After leaving this gruesome chore for far too many weeks months, I shut myself in the basement bathroom and told the kids I wasn’t coming out until it was clean.
I avoid rubber gloves, raw meat and cleaning toilets. The minute my hands are inaccessible is the exact moment that my children need me. (You know, Murphy’s Law again.)
In the newborn years and especially in the newborn-AND-a-toddler years, time is of the essence.
In the newborn-AND-a-toddler years, Momma is always watching. Always on high alert. Ready to jump up and fly across the room to catch a falling child, grab an angry kid-hand before it strikes, catch a falling plate of spaghetti or grab a cup of milk before it splashes all over the kitchen.
Society scoffs at helicopter parents. We judge them and think, “Ha…they should be giving their kids more space.” and “How are their children ever going be independent?”
It’s a different story when the kids are tiny and you are the one responsible all day long, all night long and all week long.
The moment a new momma is handed her first baby she is responsible. The feeding, sleeping, safety, emotional well-being and intellectual development of a teeny tiny person are her responsibility. Hopefully Dad is there to help, but Mom is usually the one bearing the emotional weight of it around the clock.
When my son was born the heaviness of the responsibility hit me like a truckload of bricks. I told myself, “Women do this all the time all over the world. Suck it up. You’re the mother now. Relax.” When my daughter came along I revved up into an even higher gear, this time bouncing back and forth between the two like a ping-pong ball, trying (often failing) to meet their pressing needs simultaneously.
When my arms were elbow-deep in the toilet this morning, I realized something.
The kids called: “Momma, can you please get me a snack?” “Mommy, find my soother!” I kept saying, “You can do it! I’ll help you in a second!” After a few minutes of this, they stopped asking. It got very, very quiet. I peeked out of the bathroom.
My 2-year-old daughter was helping my 5-year-old son do up the zipper on his Superman costume.
My son found his own shiny red cape and velcro belt in the costume basket.
My daughter dug around under the blanket and popped her own soother in her mouth.
My son was at the sink, washing strawberries and cutting off the green parts with a kitchen knife for his little sister.
They were just fine.
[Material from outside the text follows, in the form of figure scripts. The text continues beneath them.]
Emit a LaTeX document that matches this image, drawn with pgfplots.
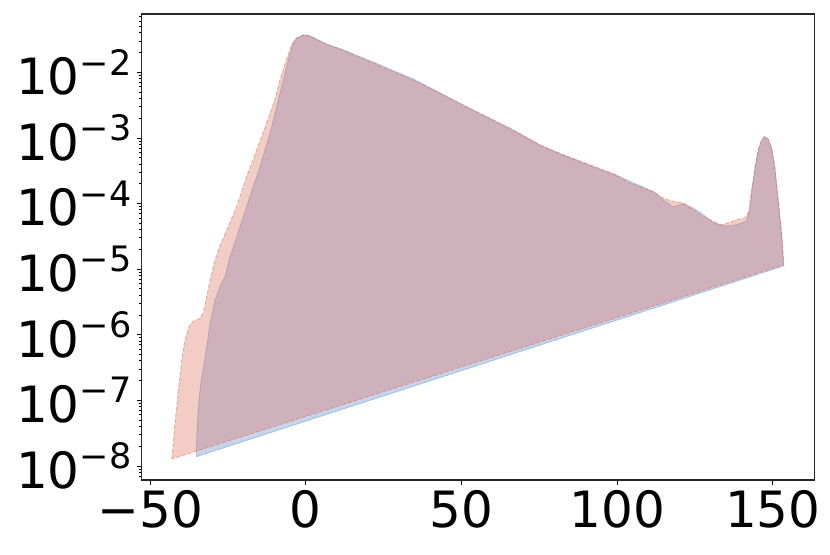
\documentclass[border=0pt]{standalone}
\usepackage{fontspec}
\setmainfont{DejaVu Sans}
\usepackage{pgfplots}
\pgfplotsset{compat=1.18}
\definecolor{redfill}{RGB}{224,109,92}
\definecolor{bluefill}{RGB}{78,129,198}
\newcommand\sups[1]{\raisebox{0.39em}{\fontsize{17.5}{17.5}\selectfont #1}}
\begin{document}
\begin{tikzpicture}
\useasboundingbox (-70.85pt,-37pt) rectangle (344.15pt,240pt);
\begin{axis}[
  scale only axis,
  width=336.3pt, height=233pt,
  at={(0,0)}, anchor=south west,
  ymode=log, log basis y=10,
  xmin=-52.7, xmax=163.3,
  ymin=6.1e-9, ymax=0.0774,
  xtick={-50,0,50,100,150},
  xticklabels={−50,0,50,100,150},
  ytickten={-8,-7,-6,-5,-4,-3,-2},
  yticklabels={10\sups{−8},10\sups{−7},10\sups{−6},10\sups{−5},10\sups{−4},10\sups{−3},10\sups{−2}},
  minor ytick={7e-9,8e-9,9e-9,
    2e-8,3e-8,4e-8,5e-8,6e-8,7e-8,8e-8,9e-8,
    2e-7,3e-7,4e-7,5e-7,6e-7,7e-7,8e-7,9e-7,
    2e-6,3e-6,4e-6,5e-6,6e-6,7e-6,8e-6,9e-6,
    2e-5,3e-5,4e-5,5e-5,6e-5,7e-5,8e-5,9e-5,
    2e-4,3e-4,4e-4,5e-4,6e-4,7e-4,8e-4,9e-4,
    2e-3,3e-3,4e-3,5e-3,6e-3,7e-3,8e-3,9e-3,
    2e-2,3e-2,4e-2,5e-2,6e-2,7e-2},
  tick pos=left,
  tick align=outside,
  major tick length=2.45pt,
  minor tick length=1.4pt,
  every tick/.style={black, line width=0.4pt},
  axis line style={line width=0.55pt, black!85},
  tick label style={font=\fontsize{25}{30}\selectfont, inner sep=0pt},
  yticklabel style={anchor=east, xshift=-2.5pt},
  xticklabel style={anchor=north, yshift=-2.5pt},
  clip=true,
]
\addplot[draw=bluefill, draw opacity=0.4, line width=0.4pt, fill=bluefill, fill opacity=0.33] coordinates {
(-35.2,1.38e-8) (-35.0,2.85e-8) (-34.5,8.13e-8) (-33.7,1.86e-7) (-32.3,4.68e-7)
(-30.7,1.51e-6) (-29.1,3.43e-6) (-27.5,5.5e-6) (-25.9,7.76e-6) (-24.3,1.58e-5)
(-23.5,2.0e-5) (-21.1,4.47e-5) (-17.9,1.29e-4) (-14.7,3.67e-4) (-11.5,1.17e-3)
(-8.8,3.8e-3) (-7.2,7.66e-3) (-5.6,1.55e-2) (-4.0,2.77e-2) (-3.0,3.31e-2)
(-0.8,3.72e-2) (1.36,3.58e-2) (3.5,3.19e-2) (6.7,2.68e-2) (11.0,2.3e-2)
(15.3,1.9e-2) (21.7,1.43e-2) (28.1,1.06e-2) (34.5,7.9e-3) (40.9,5.5e-3)
(47.3,3.8e-3) (53.8,2.62e-3) (60.2,1.85e-3) (66.6,1.3e-3) (75.2,7.7e-4)
(78.4,6.6e-4) (89.1,4.13e-4) (99.8,2.65e-4) (108.4,1.78e-4) (112.6,1.41e-4)
(115.3,1.08e-4) (118.0,8.85e-5) (121.2,9.93e-5) (124.4,8.53e-5) (127.6,6.76e-5)
(130.8,5.15e-5) (133.5,4.59e-5) (136.7,4.59e-5) (139.4,4.93e-5) (141.5,5.35e-5)
(142.6,8.05e-5) (143.2,1.5e-4) (144.3,3.6e-4) (145.3,6.5e-4) (146.4,9.2e-4)
(147.4,1.04e-3) (148.5,9.5e-4) (149.6,6.9e-4) (150.6,3.6e-4) (151.7,1.12e-4)
(152.8,3.4e-5) (153.5,1.12e-5)
} -- cycle;
\addplot[draw=redfill, draw opacity=0.5, line width=0.45pt, dash pattern=on 2pt off 1pt, fill=redfill, fill opacity=0.35] coordinates {
(-43.0,1.28e-8) (-42.0,4.56e-8) (-40.9,1.47e-7) (-39.8,4.20e-7) (-38.8,8.45e-7)
(-37.4,1.38e-6) (-36.1,1.61e-6) (-34.2,1.75e-6) (-32.9,2.15e-6) (-31.8,3.85e-6)
(-30.7,6.92e-6) (-29.1,1.40e-5) (-27.5,2.3e-5) (-24.9,4.47e-5) (-22.2,9.0e-5)
(-19.0,2.58e-4) (-15.75,6.6e-4) (-12.6,1.68e-3) (-9.95,3.8e-3) (-8.3,7.66e-3)
(-6.2,1.55e-2) (-4.6,2.63e-2) (-3.0,3.31e-2) (-0.8,3.72e-2) (1.36,3.58e-2)
(3.5,3.19e-2) (6.7,2.68e-2) (11.0,2.25e-2) (15.3,1.84e-2) (21.7,1.38e-2)
(28.1,1.02e-2) (34.5,7.66e-3) (40.9,5.40e-3) (47.3,3.80e-3) (53.8,2.67e-3)
(60.2,1.88e-3) (66.6,1.33e-3) (75.2,7.85e-4) (78.4,6.76e-4) (82.7,5.53e-4)
(87.0,4.65e-4) (91.3,3.89e-4) (95.5,3.27e-4) (99.8,2.74e-4) (104.1,2.04e-4)
(108.4,1.72e-4) (111.6,1.53e-4) (113.7,1.29e-4) (115.9,1.15e-4) (118.0,1.08e-4)
(121.2,1.02e-4) (124.4,8.05e-5) (127.6,6.37e-5) (130.8,5.35e-5) (133.5,4.75e-5)
(136.2,5.15e-5) (138.3,5.68e-5) (141.0,6.03e-5) (142.1,7.16e-5) (143.2,1.62e-4)
(144.3,3.67e-4) (145.3,6.61e-4) (146.4,9.33e-4) (147.4,1.05e-3) (148.5,9.55e-4)
(149.6,7.0e-4) (150.6,3.67e-4) (151.7,1.15e-4) (152.8,3.55e-5) (153.5,1.17e-5)
} -- cycle;
\end{axis}
\end{tikzpicture}
\end{document}
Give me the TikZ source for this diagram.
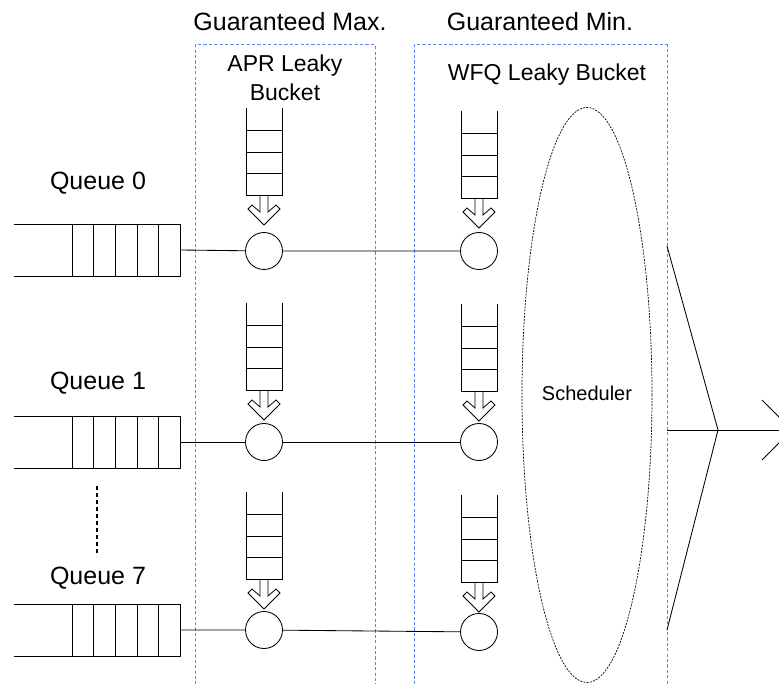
\documentclass[tikz,border=0pt]{standalone}
\usepackage{fontspec}
\usetikzlibrary{shapes.geometric}
\setmainfont{Liberation Sans}
\definecolor{boxblue}{RGB}{85,135,250}
\newcommand\qboxat[1]{%
  \draw[ln] (14,#1) -- (180,#1) -- (180,#1+52) -- (14,#1+52);
  \foreach \xx in {72,93,115,137,158} \draw[ln] (\xx,#1) -- (\xx,#1+52);
}
\newcommand\bucketat[2]{%
  \draw[ln] (#1-18,#2) -- (#1-18,#2+87) -- (#1+18,#2+87) -- (#1+18,#2);
  \foreach \dy in {22,44,65} \draw[ln] (#1-18,#2+\dy) -- (#1+18,#2+\dy);
  \draw[line width=0.8pt,line join=miter] (#1-4,#2+87) -- (#1-4,#2+104) -- (#1-12,#2+97) -- (#1-16,#2+101) -- (#1,#2+117) -- (#1+16,#2+101) -- (#1+12,#2+97) -- (#1+4,#2+104) -- (#1+4,#2+87);
}
\begin{document}
\begin{tikzpicture}[x=1pt,y=-1pt,
  ln/.style={line width=0.85pt},
  bluedash/.style={draw=boxblue,line width=1pt,dash pattern=on 3.2pt off 2.2pt},
  sched/.style={draw,line width=0.7pt,dash pattern=on 2pt off 1.2pt},
  bucketcircle/.style={circle,draw,line width=0.85pt,minimum size=37pt,inner sep=0pt},
  title/.style={font=\fontsize{25}{30}\selectfont,inner sep=0pt},
  sub/.style={font=\fontsize{23}{27}\selectfont,inner sep=0pt,align=center}]
\useasboundingbox (0,0) rectangle (779,684);
\clip (0,0) rectangle (779,684);
\fill[white] (0,0) rectangle (779,684);
% group boxes
\draw[bluedash] (195,690) -- (195,45) -- (375,45) -- (375,690);
\draw[bluedash] (414,690) -- (414,45) -- (667,45) -- (667,690);
% titles
\node[title] (tmax) at (290,22) {Guaranteed Max.};
\node[title] (tmin) at (540,22) {Guaranteed Min.};
\node[sub] (apr1) at (285,66) {APR Leaky};
\node[sub] (apr2) at (285,92) {Bucket};
\node[sub] (wfq) at (547,75) {WFQ Leaky Bucket};
% queue labels
\node[title] (ql0) at (98,183) {Queue 0};
\node[title] (ql1) at (98,383) {Queue 1};
\node[title] (ql7) at (98,578) {Queue 7};
% queues
\qboxat{224}
\qboxat{416}
\qboxat{604}
\coordinate (q0) at (180,250);
\coordinate (q1) at (180,442);
\coordinate (q7) at (180,630);
% dots
\draw[line width=2.8pt,dash pattern=on 4pt off 3pt] (97,486) -- (97,556);
% buckets
\bucketat{264}{108}
\bucketat{264}{303}
\bucketat{264}{492}
\bucketat{479}{111}
\bucketat{479}{304}
\bucketat{479}{495}
% circles
\node[bucketcircle] (a0) at (264,251) {};
\node[bucketcircle] (a1) at (264,442) {};
\node[bucketcircle] (a7) at (264,630) {};
\node[bucketcircle] (w0) at (479,251) {};
\node[bucketcircle] (w1) at (479,442) {};
\node[bucketcircle] (w7) at (479,632) {};
% connectors
\draw[ln] (q0) -- (a0) -- (w0);
\draw[ln] (q1) -- (a1) -- (w1);
\draw[ln] (q7) -- (a7) -- (w7);
% scheduler
\node[sched,ellipse,minimum width=130pt,minimum height=575pt,inner sep=0pt] (s) at (587,395) {};
\node[font=\fontsize{20}{24}\selectfont,inner sep=0pt] (slab) at (587,393) {Scheduler};
% output
\coordinate (m0) at (667,246);
\coordinate (m7) at (667,630);
\coordinate (mm) at (667,430);
\coordinate (o) at (718,430);
\coordinate (tip) at (792,430);
\draw[ln] (m0) -- (o) -- (m7);
\draw[ln] (mm) -- (tip);
\draw[ln] (762,400) -- (tip) -- (762,460);
\end{tikzpicture}
\end{document}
They were a little more independent than they had been the day before.
Sometimes I get so wrapped up in the day to day-ness of parenting that I don’t notice when things shift a little. Difficult behaviours or patterns that drive me crazy for weeks or months mysteriously disappear overnight and replace themselves with something new.
The changes come a bit at a time, maybe even when I’m just cleaning the bathroom.